Sul tutto regna il desiderio di un viaggio a ritroso, ai giorni tra infanzia e adolescenza, come a volere mettere in scena gli stati d’animo con occhi ancora puri. «Insegno musica ai bambini, e vedendoli scoprire il mondo mi si sono spalancate porte su un mondo che avevo bisogno di esplorare. Volevo un approccio creativo che avesse la purezza e l’innocenza tipiche dei più piccoli. In questo modo si sono aperte visioni che da adulti si perdono un po’».

Gaia Banfi - Piazza Centrale

Gaia ha dimostrato tutte le sue abilità di musicista completa componendo, suonando e producendo La maccaia. «Sono però sempre stata affiancata da Aka5ha, che si occupa di mix e master, ma mi aiuta anche con diversi consigli sulla produzione.

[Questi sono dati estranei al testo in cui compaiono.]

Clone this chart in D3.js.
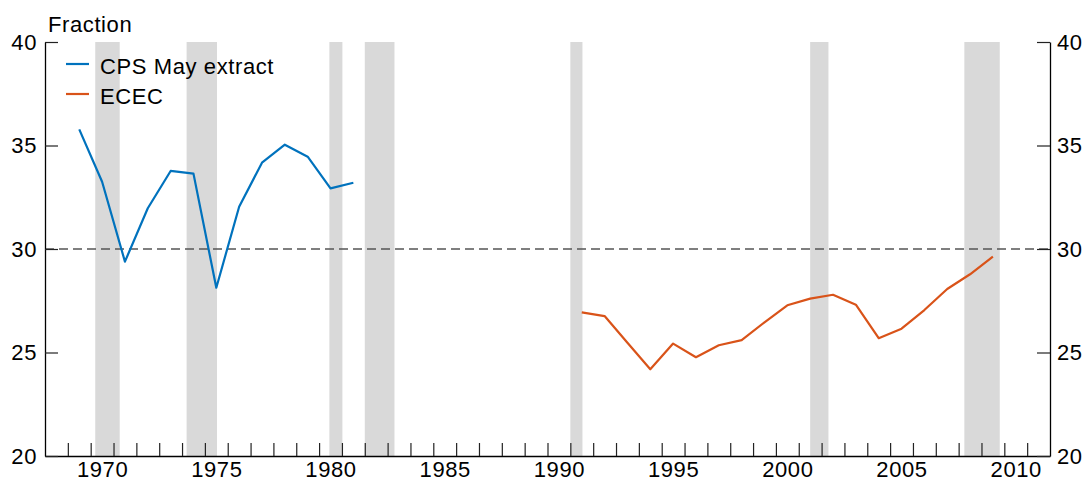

Negli ultimi tre anni ho lavorato per diventare il più indipendente possibile negli ambiti della produzione e dell’arrangiamento, avendo già una solida base teorica grazie ai miei studi. Mi mancava la parte produttiva, ma ho fatto molti progressi, anche se c’è sempre margine di miglioramento».

La maccaia è un ottimo inizio e fa sperare che Gaia Banfi possa spingersi oltre in futuro. Da lei e da artisti a lei vicini ci si aspetta che riescano ad espandere i confini con lavori sempre più avventurosi, che vanno in direzioni inaspettate. «Mi piacerebbe esplorare ancora l’elettronica, ma con un approccio più analogico. È una prospettiva che mi emoziona molto. La bellezza, secondo me, sta anche nel percorso che scegli mentre fai queste cose, sfruttando al meglio le situazioni e gli incontri che ti fanno crescere. Se fai ricerca musicale di questo tipo, non ti fermi mai».